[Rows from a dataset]
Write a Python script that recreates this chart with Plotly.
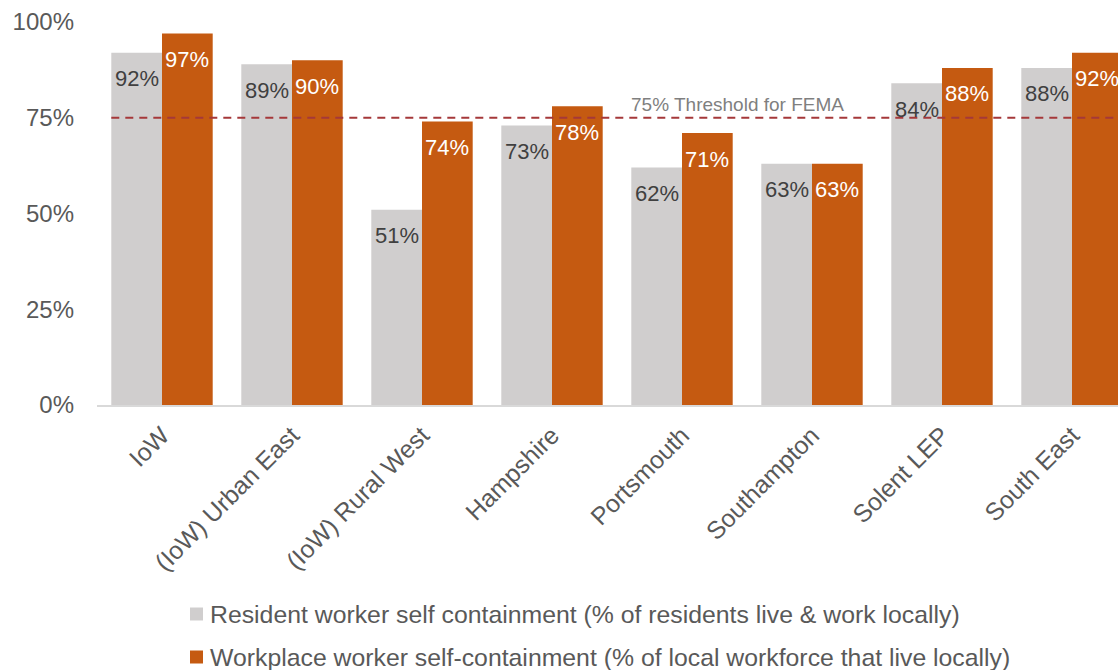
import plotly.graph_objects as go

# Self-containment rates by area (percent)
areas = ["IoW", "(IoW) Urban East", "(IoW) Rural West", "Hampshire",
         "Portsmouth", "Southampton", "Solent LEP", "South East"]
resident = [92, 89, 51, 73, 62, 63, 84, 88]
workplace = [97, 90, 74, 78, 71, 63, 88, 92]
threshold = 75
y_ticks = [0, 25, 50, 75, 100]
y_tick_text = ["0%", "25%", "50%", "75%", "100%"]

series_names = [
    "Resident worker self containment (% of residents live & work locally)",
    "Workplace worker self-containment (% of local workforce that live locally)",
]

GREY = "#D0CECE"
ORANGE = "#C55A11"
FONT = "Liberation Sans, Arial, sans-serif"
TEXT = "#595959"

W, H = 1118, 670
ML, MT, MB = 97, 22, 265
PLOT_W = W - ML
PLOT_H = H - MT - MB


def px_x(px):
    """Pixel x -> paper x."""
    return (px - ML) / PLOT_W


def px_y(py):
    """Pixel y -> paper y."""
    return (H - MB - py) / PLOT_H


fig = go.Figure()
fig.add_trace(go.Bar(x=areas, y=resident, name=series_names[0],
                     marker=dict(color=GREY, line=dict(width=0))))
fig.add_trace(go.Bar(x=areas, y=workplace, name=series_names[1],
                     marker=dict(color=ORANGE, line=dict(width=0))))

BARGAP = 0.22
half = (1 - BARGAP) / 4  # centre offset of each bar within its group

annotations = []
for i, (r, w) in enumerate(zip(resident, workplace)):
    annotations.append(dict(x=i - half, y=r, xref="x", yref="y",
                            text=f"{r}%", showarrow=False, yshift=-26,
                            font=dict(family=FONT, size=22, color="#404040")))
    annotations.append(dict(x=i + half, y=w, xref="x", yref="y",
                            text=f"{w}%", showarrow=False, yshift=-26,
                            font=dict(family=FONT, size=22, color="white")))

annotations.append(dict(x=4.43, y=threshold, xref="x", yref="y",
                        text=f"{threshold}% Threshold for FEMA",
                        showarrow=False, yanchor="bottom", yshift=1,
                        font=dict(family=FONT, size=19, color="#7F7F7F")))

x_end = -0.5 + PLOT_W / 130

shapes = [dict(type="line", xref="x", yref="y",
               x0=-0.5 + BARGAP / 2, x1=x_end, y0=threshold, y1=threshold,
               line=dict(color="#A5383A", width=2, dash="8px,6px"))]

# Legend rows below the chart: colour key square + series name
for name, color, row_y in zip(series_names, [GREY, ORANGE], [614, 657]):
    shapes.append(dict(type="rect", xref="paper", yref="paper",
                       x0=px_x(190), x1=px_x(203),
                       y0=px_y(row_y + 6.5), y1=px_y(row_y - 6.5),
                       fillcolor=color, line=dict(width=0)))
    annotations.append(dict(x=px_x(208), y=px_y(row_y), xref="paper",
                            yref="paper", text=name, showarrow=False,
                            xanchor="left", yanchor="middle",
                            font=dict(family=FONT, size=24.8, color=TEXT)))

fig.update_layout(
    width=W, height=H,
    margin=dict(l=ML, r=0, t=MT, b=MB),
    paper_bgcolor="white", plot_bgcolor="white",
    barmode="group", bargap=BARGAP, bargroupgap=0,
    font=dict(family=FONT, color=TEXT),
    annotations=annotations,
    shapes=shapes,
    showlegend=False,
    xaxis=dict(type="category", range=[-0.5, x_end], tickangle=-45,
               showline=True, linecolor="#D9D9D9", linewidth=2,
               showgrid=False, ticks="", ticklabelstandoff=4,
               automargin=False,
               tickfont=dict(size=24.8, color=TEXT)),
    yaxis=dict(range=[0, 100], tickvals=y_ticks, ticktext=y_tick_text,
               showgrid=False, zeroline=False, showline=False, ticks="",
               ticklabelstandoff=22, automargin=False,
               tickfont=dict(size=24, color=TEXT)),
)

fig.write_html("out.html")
* * *
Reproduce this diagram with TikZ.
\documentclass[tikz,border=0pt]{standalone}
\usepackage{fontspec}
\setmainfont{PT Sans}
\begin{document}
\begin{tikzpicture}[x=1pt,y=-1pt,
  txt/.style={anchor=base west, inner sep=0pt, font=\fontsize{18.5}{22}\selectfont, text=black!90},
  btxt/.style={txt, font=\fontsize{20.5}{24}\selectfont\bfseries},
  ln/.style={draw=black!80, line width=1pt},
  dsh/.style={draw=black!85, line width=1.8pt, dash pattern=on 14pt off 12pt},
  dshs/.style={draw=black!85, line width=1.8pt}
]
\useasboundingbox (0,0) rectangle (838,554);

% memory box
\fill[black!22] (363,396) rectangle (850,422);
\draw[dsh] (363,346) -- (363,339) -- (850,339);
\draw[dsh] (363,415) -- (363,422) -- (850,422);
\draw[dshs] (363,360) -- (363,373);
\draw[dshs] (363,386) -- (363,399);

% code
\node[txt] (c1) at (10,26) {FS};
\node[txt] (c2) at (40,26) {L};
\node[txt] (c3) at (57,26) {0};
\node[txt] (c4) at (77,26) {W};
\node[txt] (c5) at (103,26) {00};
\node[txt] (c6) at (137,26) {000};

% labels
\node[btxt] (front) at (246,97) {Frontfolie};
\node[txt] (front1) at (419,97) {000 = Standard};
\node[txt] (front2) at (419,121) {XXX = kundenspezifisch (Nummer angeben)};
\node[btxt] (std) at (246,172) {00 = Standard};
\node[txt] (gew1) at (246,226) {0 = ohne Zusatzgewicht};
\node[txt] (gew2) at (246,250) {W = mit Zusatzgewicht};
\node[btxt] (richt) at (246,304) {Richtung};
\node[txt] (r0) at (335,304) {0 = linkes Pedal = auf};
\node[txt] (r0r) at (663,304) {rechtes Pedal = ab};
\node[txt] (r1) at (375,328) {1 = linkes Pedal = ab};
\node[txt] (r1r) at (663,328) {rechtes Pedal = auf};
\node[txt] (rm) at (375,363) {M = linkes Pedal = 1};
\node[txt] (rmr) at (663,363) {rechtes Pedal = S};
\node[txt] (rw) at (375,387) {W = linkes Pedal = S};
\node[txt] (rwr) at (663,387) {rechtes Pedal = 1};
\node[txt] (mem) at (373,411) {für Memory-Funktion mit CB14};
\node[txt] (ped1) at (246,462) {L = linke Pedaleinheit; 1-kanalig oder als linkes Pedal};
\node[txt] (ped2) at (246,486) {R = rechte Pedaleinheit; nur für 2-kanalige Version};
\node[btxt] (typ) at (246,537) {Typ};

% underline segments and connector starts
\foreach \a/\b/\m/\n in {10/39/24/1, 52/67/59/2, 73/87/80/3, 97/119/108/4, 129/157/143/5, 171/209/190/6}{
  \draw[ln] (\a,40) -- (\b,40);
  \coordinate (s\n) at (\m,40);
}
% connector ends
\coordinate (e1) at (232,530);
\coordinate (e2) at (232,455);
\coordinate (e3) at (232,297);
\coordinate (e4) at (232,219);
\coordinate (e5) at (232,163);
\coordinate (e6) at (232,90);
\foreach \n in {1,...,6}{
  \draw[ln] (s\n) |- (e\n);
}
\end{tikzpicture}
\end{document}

* What you should do
Copy exactly the stretch of lines that starts at the line holding "Write a Python" and ends at the line holding "x_end = -0.5 + PLOT_W / 130". Drop the pictures.

* Solution for this exercise
Write a Python script that recreates this chart with Plotly.
import plotly.graph_objects as go

# Self-containment rates by area (percent)
areas = ["IoW", "(IoW) Urban East", "(IoW) Rural West", "Hampshire",
         "Portsmouth", "Southampton", "Solent LEP", "South East"]
resident = [92, 89, 51, 73, 62, 63, 84, 88]
workplace = [97, 90, 74, 78, 71, 63, 88, 92]
threshold = 75
y_ticks = [0, 25, 50, 75, 100]
y_tick_text = ["0%", "25%", "50%", "75%", "100%"]

series_names = [
    "Resident worker self containment (% of residents live & work locally)",
    "Workplace worker self-containment (% of local workforce that live locally)",
]

GREY = "#D0CECE"
ORANGE = "#C55A11"
FONT = "Liberation Sans, Arial, sans-serif"
TEXT = "#595959"

W, H = 1118, 670
ML, MT, MB = 97, 22, 265
PLOT_W = W - ML
PLOT_H = H - MT - MB


def px_x(px):
    """Pixel x -> paper x."""
    return (px - ML) / PLOT_W


def px_y(py):
    """Pixel y -> paper y."""
    return (H - MB - py) / PLOT_H


fig = go.Figure()
fig.add_trace(go.Bar(x=areas, y=resident, name=series_names[0],
                     marker=dict(color=GREY, line=dict(width=0))))
fig.add_trace(go.Bar(x=areas, y=workplace, name=series_names[1],
                     marker=dict(color=ORANGE, line=dict(width=0))))

BARGAP = 0.22
half = (1 - BARGAP) / 4  # centre offset of each bar within its group

annotations = []
for i, (r, w) in enumerate(zip(resident, workplace)):
    annotations.append(dict(x=i - half, y=r, xref="x", yref="y",
                            text=f"{r}%", showarrow=False, yshift=-26,
                            font=dict(family=FONT, size=22, color="#404040")))
    annotations.append(dict(x=i + half, y=w, xref="x", yref="y",
                            text=f"{w}%", showarrow=False, yshift=-26,
                            font=dict(family=FONT, size=22, color="white")))

annotations.append(dict(x=4.43, y=threshold, xref="x", yref="y",
                        text=f"{threshold}% Threshold for FEMA",
                        showarrow=False, yanchor="bottom", yshift=1,
                        font=dict(family=FONT, size=19, color="#7F7F7F")))

x_end = -0.5 + PLOT_W / 130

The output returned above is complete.